If you think it’s a bit much to hear about every time your Facebook friends eat a sandwich or go to the zoo or whatever the hell occurs to them, just wait for the next thing coming down the block – the constant personal video feed.
The camera will be tiny, no larger than the earpiece to an iPod, and it will wirelessly connect to your cell phone, and you can wear it around your neck or clipped to your collar or even as a piercing, right there on your face.
Your cell phone will then stream the video live, and any of your Facebook or Twitter friends will be able to follow you in a much more literal sense. They’ll be able to click an icon and see exactly what you are doing or experiencing in real time, anytime you’re logged on.
In other words, you won’t have to sit there and roll your eyes at your pal as they give you the play-by-play on their trip to the ice cream store, all you’ll have to do is click their profile, and there’s a video feed of their perspective, walking down the street, walking into the parlor, peering into the case at the rainbow yumminess.
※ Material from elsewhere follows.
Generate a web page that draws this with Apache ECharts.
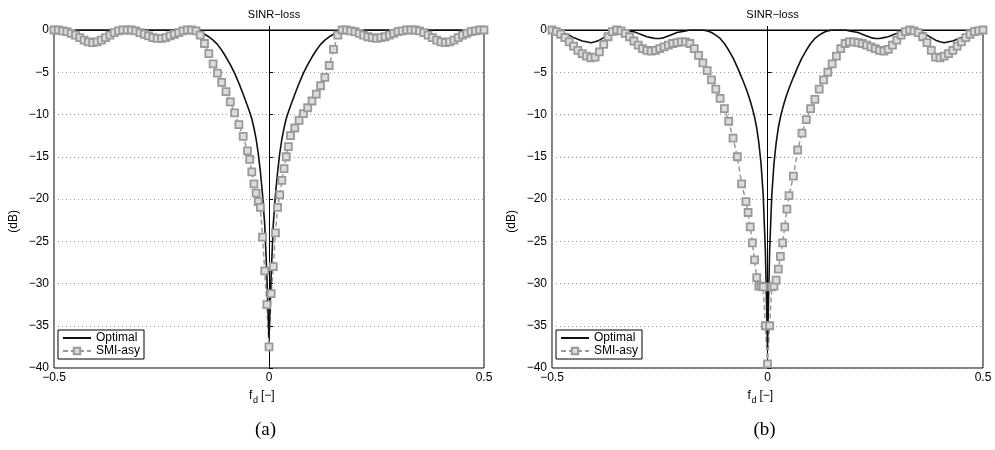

Why not add some audio? Add an earpiece and a tiny microphone, and you can chat with your friend as he or she does all those things. You look into the case with them and say, “Oh, look, it’s Honey and Cashew Crunch – the greatest ice cream in the world. Get that!”
Streaming will become the next big thing, that’s my prediction. Instead of 140 character snippets of a trip to Chicago, instead of a photo spread tagged on Facebook posted a few days later, what you’ll get is the whole experience, streamed right into your computer or futuristic cell phone.
Running a marathon? Stream it live and open the audio to a couple of your most supportive friends, so they can see your bouncing perspective as each foot hits the ground, and you can hear them cheering you on the whole time.
Your pal in Ecuador could run the marathon with you on a treadmill, streaming your feed the whole time, and the two of you can exchange breathless, jocular one-liners from separate hemispheres.
People will stream everything they do, and as the processors go faster and faster, they’ll be able to archive it, too. Share their experiences like files on iTunes.
It’ll be pretty fun, that’s for sure. Clip one on your kid’s basketball jersey and experience the whole game from his perspective – imagine the effect it will have on coaching.
On parenting – sure you can go to Prom, sweetheart, keep that camera on at all times you got that?
And let’s say you want to meet your pal out for a beer but he lives in Boston. Just head to the bar with him, drink a few at home while engaging his video feed. You’re sitting right there talking to him, looking around the same bar he is. You can’t quite clank your glasses together, but it’ll be a lot like being there.
Loneliness will become a thing of the past. Solitude will become an elitist vegan type of thing. And hiding – forget about it.
Pretty soon the technology will be so tiny it will fit into contact lenses. You’ll be able to stream exactly what your eyes are seeing, and the same lenses – upon closing your eyelids – will act as high definition projectors, casting the image directly onto your retinas, rendering the video as clear as something happening right in front of you, your entire field of vision engaged.
Two contact lenses, so we’re talking about digital 3-D. Depending on the power of the source camera, these images could be even more sharp and clear than really being there.
Our own memories will seem like a crude and primitive method of reliving the past, in a world where we digitally record all of our experiences in crisp, reality-quality detail. And these super-memories, these retinal holograms, whatever you want to call them, they’re just computer files. They will be transferable.
In other words, every experience can be visually and aurally reproduced and shared – rock climbing, skiing, sexual intercourse, you name it. You thought sexting was creepy, that’s just the tip of the creepy iceberg.
Slowly we’ll move away from non-digital experience. A generation or two down the road, and scratching your head to remember something, straining your eyes, searching for it on the tip of your tongue, all of that will be nothing more than the lowbrow quirk of a dying breed of human.
Imagine you can spend your whole weekend streaming Kanye West. Lying on your couch with a sleeping mask on, drooling and forgetting to eat, while Kanye does whatever he does, and you do it with him.
Right now the internet is what, two thirds porn? That’s nothing compared to what’s coming down the line. The streaming porn industry will devour a hundred million lives. Remember the Paris Hilton sex tape? Crystal meth is going to look like Frankenberry.
Lots of people will figure, why should I ever do anything at all, when all these people are doing much more interesting and stimulating things for me?
I’m serious – that’s what’s going to happen. I’m not talking about teleportation or anything – the technology for everything that I just said is on the way, no doubt about it.
The only question is, would we do that? Would we go down the road, would we really abandon our own experiences for the larger-than-life, digitally recorded experiences of total strangers or even simply more interesting friends?
The answer to that is obvious. We’re doing it already, right there on our televisions all the way across the room.